A financial market or system is a market in which people and entities can trade financial securities, commodities, and other fungible items (Figure 1). Securities include stocks and bonds, and commodities include precious metals or agricultural goods.
There are both general markets (where many commodities are traded) and specialized markets (where only one commodity is traded). Markets work by placing many interested buyers and sellers, including households, firms, and government agencies, in one place, thus making it easier for them to find each other.
An economy that relies primarily on interactions between buyers and sellers to allocate resources is known as a market economy, in contrast either to a command economy or to a non-market economy such as a gift economy.
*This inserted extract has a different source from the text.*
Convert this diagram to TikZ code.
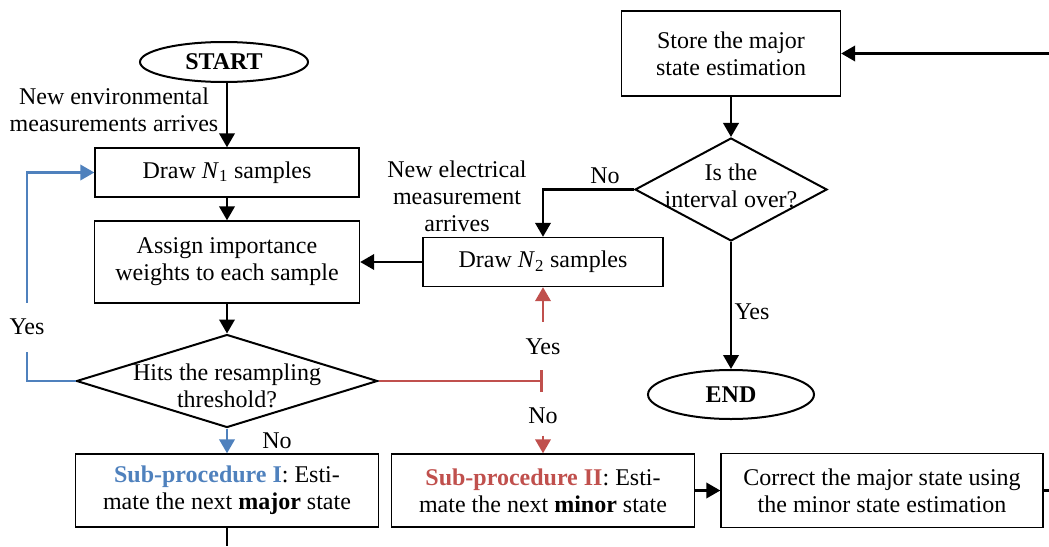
\documentclass[tikz,border=0pt]{standalone}
\usepackage{fontspec}
\setmainfont{Liberation Serif}
\usetikzlibrary{shapes.geometric,arrows.meta}

\definecolor{subblue}{RGB}{79,129,189}
\definecolor{subred}{RGB}{192,80,77}

\tikzset{every picture/.style={line width=0.75pt}}
\tikzset{
  procbox/.style={draw, rectangle, inner sep=0pt, align=center, line width=1pt},
  decision/.style={draw, diamond, inner sep=0pt, line width=1.5pt},
  terminal/.style={draw, ellipse, inner sep=0pt, line width=1.5pt, font=\fontsize{18pt}{20pt}\selectfont\bfseries},
  lbl/.style={inner sep=1pt, align=center},
  flow/.style={line width=2pt, -{Triangle[length=10.5pt,width=11.5pt]}},
  plain/.style={line width=2pt},
}

\begin{document}
\begin{tikzpicture}[x=0.75pt,y=0.75pt,yscale=-1,xscale=1,font=\fontsize{18pt}{20.25pt}\selectfont]
\useasboundingbox (0,0) rectangle (1049,546);

%Shape: Ellipse [start]
\node[terminal, minimum width=126pt, minimum height=30pt] (start) at (224,62) {START};
% Text Node
\node[lbl] (envTxt) at (114,110) {New environmental\\measurements arrives};
%Flowchart: Process
\node[procbox, minimum width=198pt, minimum height=36.75pt] (drawOne) at (227,172.5) {Draw \textit{N}\textsubscript{1} samples};
%Flowchart: Process
\node[procbox, minimum width=198.75pt, minimum height=61.5pt] (assign) at (227,262) {Assign importance\\weights to each sample};
%Flowchart: Decision
\node[decision, minimum width=225.75pt, minimum height=69.75pt] (hits) at (227,381) {};
\node[lbl] (hitsTxt) at (227,386) {Hits the resampling\\threshold?};
%Flowchart: Process
\node[procbox, minimum width=227.25pt, minimum height=54.75pt] (subOne) at (227,490.5) {\textcolor{subblue}{\textbf{Sub-procedure I}}: Esti-\\mate the next \textbf{major} state};

% Text Node
\node[lbl] (elecTxt) at (457,196) {New electrical\\measurement\\arrives};
%Flowchart: Process
\node[procbox, minimum width=180pt, minimum height=36.75pt] (drawTwo) at (543,262) {Draw \textit{N}\textsubscript{2} samples};
%Flowchart: Process
\node[procbox, minimum width=227.25pt, minimum height=54.75pt] (subTwo) at (543,490.5) {\textcolor{subred}{\textbf{Sub-procedure II}}: Esti-\\mate the next \textbf{minor} state};
%Flowchart: Process
\node[procbox, minimum width=241.5pt, minimum height=55.5pt] (correct) at (882,490.5) {Correct the major state using\\the minor state estimation};

%Flowchart: Process
\node[procbox, minimum width=164.25pt, minimum height=63.75pt] (store) at (731,53.5) {Store the major\\state estimation};
%Flowchart: Decision
\node[decision, minimum width=144pt, minimum height=77.25pt] (interval) at (731,189.5) {};
\node[lbl] (intervalTxt) at (731,186) {Is the\\interval over?};
%Shape: Ellipse [end]
\node[terminal, minimum width=124.5pt, minimum height=36.75pt] (stop) at (731,394.5) {END};

% Branch labels
\node[lbl, minimum height=36pt] (yesL) at (27,327) {Yes};
\node[lbl] (noL) at (277,441) {No};
\node[lbl, minimum height=37.5pt] (yesR) at (543,347) {Yes};
\node[lbl, minimum height=28.5pt] (noR) at (543,416) {No};
\node[lbl] (noTop) at (605,176) {No};
\node[lbl] (yesEnd) at (752,312) {Yes};

% Loose ends at the border
\coordinate (inR) at (1049,53.5);
\coordinate (outR) at (1049,490.5);
\coordinate (outB) at (227,546);
\coordinate (junc) at (543,381);

%Straight Lines
\draw[flow] (start.south -| drawOne.north) -- (drawOne.north);
\draw[flow] (drawOne) -- (assign);
\draw[flow] (assign) -- (hits);
\draw[flow, subblue] (hits.south) -- (subOne.north);
\draw[plain, subblue] (hits.west) -| (yesL.south);
\draw[flow, subblue] (yesL.north) |- (drawOne.west);
\draw[plain] (subOne.south) -- (outB);

\draw[plain, subred, -{Bar[width=16.5pt]}] (hits.east) -- (junc);
\draw[flow, subred] (yesR.north) -- (drawTwo.south);
\draw[flow, subred] (noR.south) -- (subTwo.north);
\draw[flow] (drawTwo.west) -- (assign.east);
\draw[flow] (subTwo.east) -- (correct.west);
\draw[plain] (correct.east) -- (outR);

\draw[flow] (inR) -- (store.east);
\draw[flow] (store) -- (interval);
\draw[flow] (interval.west) -| (drawTwo.north);
\draw[flow] (interval.south) -- (stop.north);

\end{tikzpicture}
\end{document}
Role of the Financial System
Financial markets are associated with the accelerated growth of an economy. A financial market helps to achieve the following non-comprehensive list of goals:
- Saving mobilization: Obtaining funds from the savers or surplus units such as household individuals, business firms, public sector units, central government, state governments, etc. is an important role played by financial markets. Borrowers (e.g. bond issuers) are connected with lenders (e.g. bond buyers) in financial markets.
- Investment: Financial markets play a crucial role in arranging to invest funds. Both firms and individuals can invest in companies through financial markets (e.g. by buying stock).
- National Growth: An important role played by financial market is that, they contribute to a nation's growth by ensuring unfettered flow of surplus funds to deficit units. In other words, financial markets help shift money from industry to industry or firm to firm based on the supply and demand for their products.
- Entrepreneurship growth: Financial markets allow entrepreneurs (and established firms) to access the funds needed to invest in projects or companies.